Script Parameters for gen_judgement.py:

  • --model_list ($YOUR_MODEL_NAME): A comma-separated string of model names whose generated answers you want to evaluate. These names should correspond to the output files/folders created by gen_answer.py.
  • --judge-models: The model(s) to be used as the judge. Currently, gpt-4o is supported. You can specify one or more judge models, comma-separated.
  • --benchmark_name ($BENCHMARK_NAME): The name of the benchmark dataset (e.g., jcrrag) for which the judgements are to be generated.
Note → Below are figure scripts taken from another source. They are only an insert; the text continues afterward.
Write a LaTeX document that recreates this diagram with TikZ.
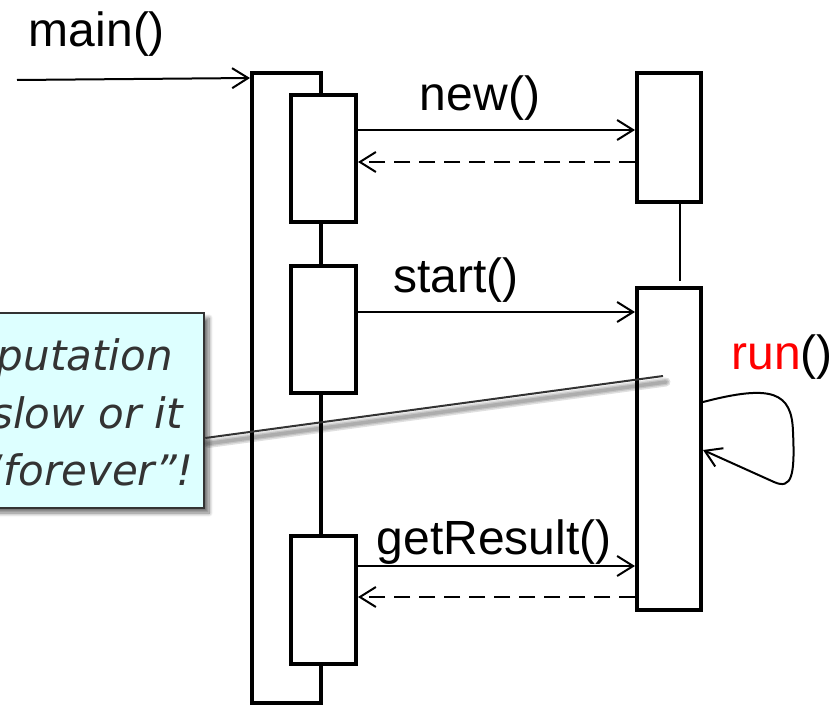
\documentclass[tikz,border=0pt]{standalone}
\usepackage{fontspec}
\setmainfont{Liberation Sans}
\newfontfamily\notefont{DejaVu Sans}
\usetikzlibrary{arrows.meta,shadows.blur}
\definecolor{notefill}{HTML}{DDFFFF}
\definecolor{noteink}{HTML}{333333}
\begin{document}
\begin{tikzpicture}[x=1pt,y=-1pt,
  lifebox/.style={draw, line width=4pt, fill=white, inner sep=0pt,
    minimum width=#1},
  msg/.style={line width=2pt, -{Straight Barb[length=16pt,width=20pt]}},
  reply/.style={msg, dash pattern=on 16pt off 9pt},
  lbl/.style={inner sep=0pt, anchor=base, font=\fontsize{48}{56}\selectfont},
  notetext/.style={inner sep=0pt, anchor=base east, text=noteink,
    font=\notefont\itshape\fontsize{42}{50}\selectfont},
  softshade/.style={line width=#1, black, opacity=0.12, line cap=round},
]
\useasboundingbox (0,0) rectangle (837,709);
\clip (0,0) rectangle (837,709);

% lifeline of the main thread and its activations
\node[lifebox=69pt, minimum height=630pt] (L) at (286.5,388) {};
\node[lifebox=65pt, minimum height=127pt] (a1) at (323.5,158.5) {};
\node[lifebox=65pt, minimum height=127pt] (a2) at (323.5,329.5) {};
\node[lifebox=65pt, minimum height=128pt] (a3) at (323.5,600) {};

% lifeline of the worker object
\node[lifebox=64pt, minimum height=129pt] (b1) at (669,137.5) {};
\node[lifebox=64pt, minimum height=322pt] (b2) at (669,449) {};
\draw[line width=2.5pt] ([xshift=11pt]b1.south) -- ([xshift=11pt,yshift=5pt]b2.north);

% entry call
\coordinate (entry) at (17,80);
\draw[msg] (entry) -- ([yshift=-7pt]L.north west);
\node[lbl] (lmain) at (97,46) {main()};

% messages
\draw[msg] ([yshift=-37pt]a1.north east) -- ([yshift=-37pt]a1.north east -| b1.west);
\draw[reply] ([yshift=-69pt]a1.north east -| b1.west) -- ([yshift=-69pt]a1.north east);
\node[lbl] (lnew) at (480,110) {new()};

\draw[msg] ([yshift=-48pt]a2.north east) -- ([yshift=-48pt]a2.north east -| b2.west);
\node[lbl] (lstart) at (456,292) {start()};

\draw[msg] ([yshift=-32pt]a3.north east) -- ([yshift=-32pt]a3.north east -| b2.west);
\draw[reply] ([yshift=-63pt]a3.north east -| b2.west) -- ([yshift=-63pt]a3.north east);
\node[lbl] (lget) at (494,554) {getResult()};

% self call of run()
\draw[msg] ([yshift=47pt]b2.east) .. controls (772,384) and (792,392) .. (793,432)
  .. controls (795,475) and (792,490) .. (774,482) -- ([yshift=-1pt]b2.east);
\node[lbl] (lrun) at (782,369) {\textcolor{red}{run}()};

% note box with its pointer
\node[draw=noteink, line width=2.5pt, fill=notefill, inner sep=0pt,
  minimum width=264pt, minimum height=195pt,
  blur shadow={shadow xshift=5pt, shadow yshift=-5pt, shadow opacity=55,
    shadow blur steps=8, shadow blur radius=4pt}]
  (note) at (72,410.5) {};
\coordinate (tip) at ([xshift=-6pt,yshift=73pt]b2.center);
\foreach \w in {9pt,6pt,3.5pt}
  \draw[softshade=\w] ([xshift=3pt,yshift=-33pt]note.east) -- ([xshift=3pt,yshift=-6pt]tip);
\draw[line width=2pt, noteink] ([yshift=-27.5pt]note.east) -- (tip);
\node[notetext] (n1) at (173,370) {putation};
\node[notetext] (n2) at (183,428) {slow or it};
\node[notetext] (n3) at (194,485) {“forever”!};
\end{tikzpicture}
\end{document}
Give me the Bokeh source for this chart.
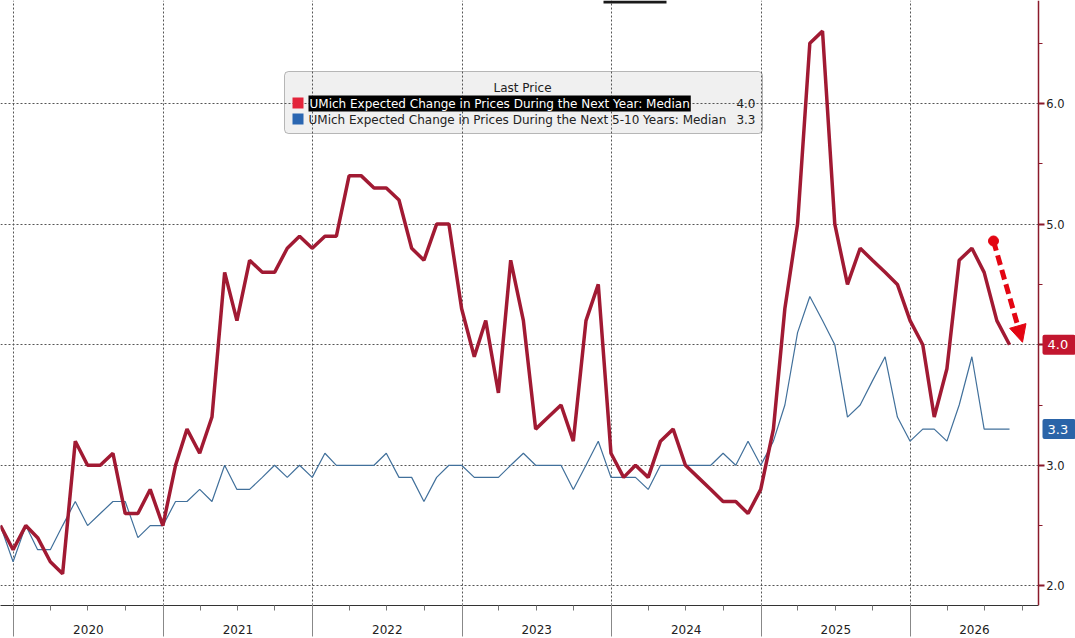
import pandas as pd
from bokeh.plotting import figure
from bokeh.models import (Range1d, FixedTicker, DatetimeTickFormatter, LinearAxis,
                          PrintfTickFormatter, BoxAnnotation, Label, Arrow, NormalHead)
from bokeh.embed import file_html
from bokeh.resources import INLINE

# monthly readings, plotted at month end: Nov 2019 .. Aug 2026
months = pd.date_range("2019-11-30", periods=82, freq="ME")

# UMich expected change in prices during the next year: median
one_year = [2.5, 2.3, 2.5, 2.4, 2.2, 2.1, 3.2, 3.0, 3.0, 3.1, 2.6, 2.6, 2.8, 2.5,
            3.0, 3.3, 3.1, 3.4, 4.6, 4.2, 4.7, 4.6, 4.6, 4.8, 4.9, 4.8,
            4.9, 4.9, 5.4, 5.4, 5.3, 5.3, 5.2, 4.8, 4.7, 5.0, 5.0, 4.3,
            3.9, 4.2, 3.6, 4.7, 4.2, 3.3, 3.4, 3.5, 3.2, 4.2, 4.5, 3.1,
            2.9, 3.0, 2.9, 3.2, 3.3, 3.0, 2.9, 2.8, 2.7, 2.7, 2.6, 2.8,
            3.3, 4.3, 5.0, 6.5, 6.6, 5.0, 4.5, 4.8, 4.7, 4.6, 4.5, 4.2,
            4.0, 3.4, 3.8, 4.7, 4.8, 4.6, 4.2, 4.0]

# UMich expected change in prices during the next 5-10 years: median
five_ten_year = [2.5, 2.2, 2.5, 2.3, 2.3, 2.5, 2.7, 2.5, 2.6, 2.7, 2.7, 2.4, 2.5, 2.5,
                 2.7, 2.7, 2.8, 2.7, 3.0, 2.8, 2.8, 2.9, 3.0, 2.9, 3.0, 2.9,
                 3.1, 3.0, 3.0, 3.0, 3.0, 3.1, 2.9, 2.9, 2.7, 2.9, 3.0, 3.0,
                 2.9, 2.9, 2.9, 3.0, 3.1, 3.0, 3.0, 3.0, 2.8, 3.0, 3.2, 2.9,
                 2.9, 2.9, 2.8, 3.0, 3.0, 3.0, 3.0, 3.0, 3.1, 3.0, 3.2, 3.0,
                 3.2, 3.5, 4.1, 4.4, 4.2, 4.0, 3.4, 3.5, 3.7, 3.9, 3.4, 3.2,
                 3.3, 3.3, 3.2, 3.5, 3.9, 3.3, 3.3, 3.3]

years = [2020, 2021, 2022, 2023, 2024, 2025, 2026]
y_ticks = [2.0, 3.0, 4.0, 5.0, 6.0]

one_year_name = "UMich Expected Change in Prices During the Next Year: Median"
five_ten_name = "UMich Expected Change in Prices During the Next 5-10 Years: Median"

RED = "#a11a33"
BLUE = "#41709b"
ARROW = "#e30613"
AXIS_RED = "#8b1a2b"


def ms(ts):
    return pd.Timestamp(ts).value / 1e6


# screen layout: 2020-01-01 at x=13, 2026-01-01 at x=910, 6.0 at y=103, 1 pt = 120.6 px
PX_PER_DAY = (910 - 13) / 2192.0
PX_PER_PT = 120.6
AXIS_X = 1038
FRAME_BOTTOM = 605


def x_at(px):
    return ms(pd.Timestamp("2020-01-01") + pd.Timedelta(days=(px - 13) / PX_PER_DAY))


def y_at(py):
    return 6.0 - (py - 103) / PX_PER_PT


x_start, x_end = x_at(0), x_at(1075)
x_axis_end = x_at(AXIS_X)

p = figure(width=1075, height=638, x_axis_type="datetime",
           x_range=Range1d(x_start, x_end), y_range=Range1d(y_at(FRAME_BOTTOM), y_at(0)),
           output_backend="svg", toolbar_location=None,
           min_border_left=0, min_border_top=0, min_border_right=0, min_border_bottom=33)
p.outline_line_color = None
p.background_fill_color = "white"
p.border_fill_color = "white"

p.line(months, five_ten_year, color=BLUE, line_width=1.2)
p.line(months, one_year, color=RED, line_width=3.5)

# x axis: year names centred in each year, quarter ticks, long year-boundary ticks
bounds = [pd.Timestamp(f"{y}-01-01") for y in years]
mids = []
for i, b in enumerate(bounds):
    nxt = ms(bounds[i + 1]) if i + 1 < len(bounds) else x_axis_end
    mids.append((ms(b) + nxt) / 2)
quarters = [ms(d) for d in pd.date_range("2020-01-01", "2026-10-01", freq="QS")]

xa = p.xaxis[0]
xa.bounds = (x_start, x_axis_end)
xa.ticker = FixedTicker(ticks=mids, minor_ticks=quarters)
xa.formatter = DatetimeTickFormatter(days="%Y", months="%Y", years="%Y")
xa.major_tick_out = 0
xa.major_tick_in = 0
xa.minor_tick_out = 5
xa.minor_tick_in = 0
xa.minor_tick_line_color = "#777777"
xa.axis_line_color = "#333333"
xa.major_label_text_font = "DejaVu Sans"
xa.major_label_text_font_size = "12px"
xa.major_label_text_color = "#222222"
xa.major_label_standoff = 14

xb = LinearAxis(ticker=FixedTicker(ticks=[ms(b) for b in bounds]),
                formatter=PrintfTickFormatter(format=""), bounds=(x_start, x_axis_end))
xb.axis_line_color = None
xb.major_tick_in = 33
xb.major_tick_out = 0
xb.minor_tick_line_color = None
xb.major_tick_line_color = "#888888"
xb.major_label_standoff = 0
p.add_layout(xb, "below")

# value axis pinned at the right edge of the chart area, labels on its right
ya = p.yaxis[0]
ya.fixed_location = x_axis_end
ya.ticker = FixedTicker(ticks=y_ticks, minor_ticks=[t + 0.5 for t in y_ticks])
ya.formatter = PrintfTickFormatter(format="%.1f")
ya.axis_line_color = AXIS_RED
ya.axis_line_width = 1.5
ya.major_tick_line_color = AXIS_RED
ya.major_tick_line_width = 2
ya.major_tick_out = 0
ya.major_tick_in = 6
ya.minor_tick_line_color = AXIS_RED
ya.minor_tick_out = 0
ya.minor_tick_in = 4
ya.major_label_standoff = -26
ya.major_label_text_font = "DejaVu Sans"
ya.major_label_text_font_size = "11.5px"
ya.major_label_text_color = "#222222"

p.xgrid.ticker = FixedTicker(ticks=[ms(b) for b in bounds])
p.ygrid.ticker = FixedTicker(ticks=y_ticks)
for g in (p.xgrid, p.ygrid):
    g.grid_line_color = "#555555"
    g.grid_line_dash = "2 2"
    g.grid_line_width = 1

# keep the area right of the value axis clear of grid lines
p.add_layout(BoxAnnotation(left=x_axis_end, right=x_end, fill_color="white", fill_alpha=1,
                           line_color=None, level="glyph"))

# dark tab cut off at the top edge of the capture
p.add_layout(BoxAnnotation(left=x_at(603), right=x_at(666), top=y_at(0), bottom=y_at(3),
                           fill_color="#1a1a1a", fill_alpha=1, line_color=None))

# legend panel
p.add_layout(BoxAnnotation(left=x_at(284), right=x_at(762), top=y_at(71), bottom=y_at(133),
                           fill_color="#f0f0f0", fill_alpha=1, line_color="#222222",
                           line_width=1, border_radius=4, level="image"))
p.add_layout(BoxAnnotation(left=x_at(292), right=x_at(303), top=y_at(97), bottom=y_at(108),
                           fill_color="#e3243b", fill_alpha=1, line_color=None))
p.add_layout(BoxAnnotation(left=x_at(292), right=x_at(303), top=y_at(113), bottom=y_at(124),
                           fill_color="#2a66b1", fill_alpha=1, line_color=None))
font = dict(text_font="DejaVu Sans", text_font_size="12px", text_baseline="middle")
p.add_layout(Label(x=x_at(522), y=y_at(87), text="Last Price", text_align="center",
                   text_color="#222222", **font))
p.add_layout(Label(x=x_at(308), y=y_at(103), text=one_year_name, text_align="left",
                   text_color="white", background_fill_color="black", padding=1, **font))
p.add_layout(Label(x=x_at(755), y=y_at(103), text=f"{one_year[-1]:.1f}", text_align="right",
                   text_color="#222222", **font))
p.add_layout(Label(x=x_at(308), y=y_at(119), text=five_ten_name, text_align="left",
                   text_color="#222222", **font))
p.add_layout(Label(x=x_at(755), y=y_at(119), text=f"{five_ten_year[-1]:.1f}", text_align="right",
                   text_color="#222222", **font))

# last-value badges on the axis
half = 10 / PX_PER_PT
for last, col in ((one_year[-1], "#c2162f"), (five_ten_year[-1], "#2a64a8")):
    p.add_layout(BoxAnnotation(left=x_at(1042), right=x_end, top=last + half, bottom=last - half,
                               fill_color=col, fill_alpha=1, line_color=None, border_radius=2))
    p.add_layout(Label(x=x_at(1047), y=last, text=f"{last:.1f}", text_font="DejaVu Sans",
                       text_font_size="13px", text_baseline="middle", text_align="left",
                       text_color="white"))

# hand-drawn downward arrow
arrow_from = (x_at(993), 4.86)
arrow_to = (x_at(1022), 4.02)
p.add_layout(Arrow(x_start=arrow_from[0], y_start=arrow_from[1],
                   x_end=arrow_to[0], y_end=arrow_to[1],
                   line_color=ARROW, line_width=5, line_dash="10 5",
                   end=NormalHead(size=17, fill_color=ARROW, line_color=ARROW)))
p.scatter([arrow_from[0]], [arrow_from[1]], size=10, color=ARROW)

open("out.html", "w").write(file_html(p, INLINE))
Demo Results (Leaderboard)

Below are illustrative results. The table shows scores for each model as judged by two different LLMs: gpt-4o and o3-mini. Scores represent the average across the four metrics (Faithfulness, Relevance, Completeness, Utilization) for each complexity level.

Model Judge: gpt-4o Judge: o3-mini
Level 1 Level 2 Level 3 Average Level 1 Level 2 Level 3 Average
LHTM-OPT3 7.95 7.65 7.63 7.74 7.77 7.18 7.04 7.33
DeepSeek-V3 7.96 7.65 7.52 7.71 7.80 7.05 6.88 7.24
Qwen2.5-72B-Instruct 7.92 7.56 7.53 7.67 7.79 6.94 6.86 7.20
Llama-3.3-70B-Instruct 7.87 7.55 7.22 7.55 7.79 7.12 6.68 7.19
gpt-4o 7.92 7.56 7.49 7.66 7.82 6.88 6.84 7.18
gemma-3-27b-it 7.87 7.41 7.03 7.44 7.71 6.58 6.92 7.07
tokyotech-llm/Llama-3.3-Swallow-70B-Instruct-v0.4 7.83 7.31 6.83 7.32 7.70 6.71 6.03 6.81
tokyotech-llm/Llama-3.1-Swallow-70B-Instruct-v0.3 7.78 7.24 6.70 7.24 7.61 6.58 5.87 6.68
LHTM-OPT-2.0 7.59 6.98 5.77 6.78 7.37 6.20 4.50 6.02

Note: The 'Average' columns show the average score across all three complexity levels for that model, as evaluated by the respective judge model.

⚠️ Important Note

Evaluation via vLLM is limited to models currently supported by vLLM. You can verify compatibility at vLLM Supported Models. For models not supported by vLLM, please load them directly from Hugging Face. Additionally, for newly released models such as Qwen3 (as of May 2025), ensure you update your vLLM library to the latest version to support these models.